Antichrist sprang out of writer/director Lars von Trier’s crippling depression, one that left him questioning his career choices and life as a filmmaker. Made on the hush-hush with a couple of stars and little media attention, what emerged was the scandal of this year’s Cannes Film festival, where it provoked walkouts and vitriolic hatred from some viewers. Subsequent berths at the Toronto and New York Film Festivals found audience members vomiting in the aisles and mass chaos during the film’s extreme third act.

But it also found no less vocal a defender than Roger Ebert, whose championing of the film has given it a foothold in the precarious world of arthouse cinema. It also garnered a diverse following of film folk who dig on its hypersymbolic caterwaul, its arch sincerity, and its utter madness. This is one of the reasons the phrase "chaos reigns" has become an underground/overground phenomenon.

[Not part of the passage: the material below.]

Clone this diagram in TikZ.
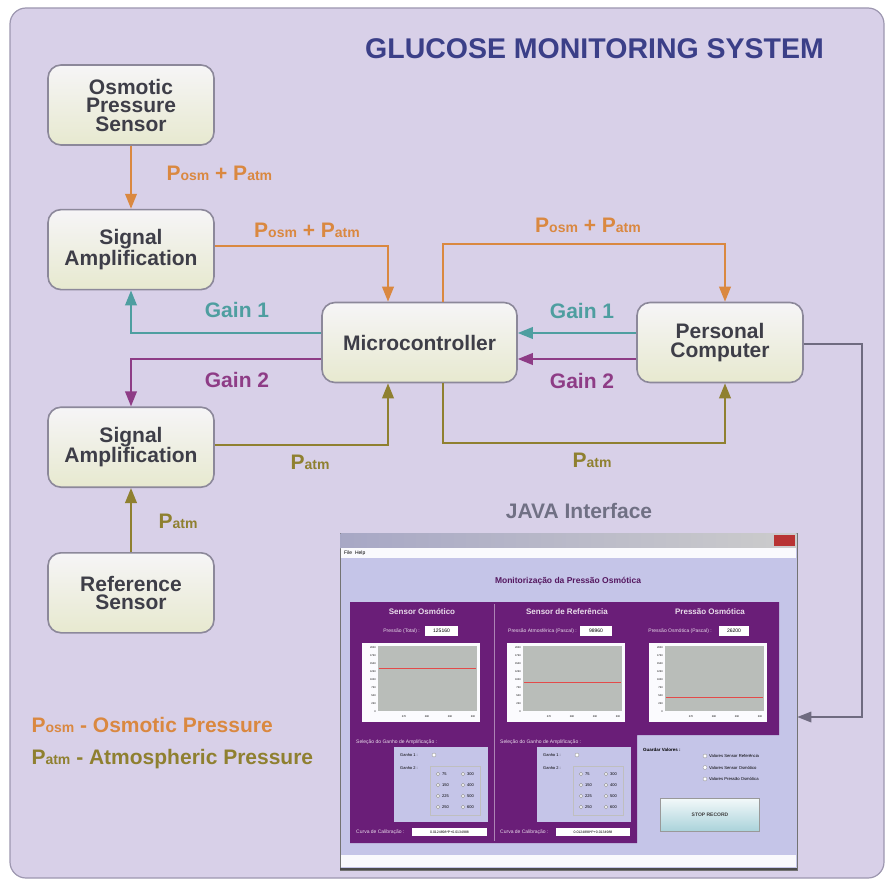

Antichrist is a strange film. Equal parts aggressive marriage therapy, Angela Carter-style fairy tale, Greek tragedy, and gorefest, it feels like nothing else Von Trier has ever done before, and moreso, its rough edges are infinitely revealing. There’s a sad helplessness to the violent underpinnings of He and She’s relationship, and anyone who has ever had to deal with abrupt shifts in medication will find a chord struck within in them by what this film does. Not for everyone, certainly, but a fascinating trip beneath the skin of what we call humanity.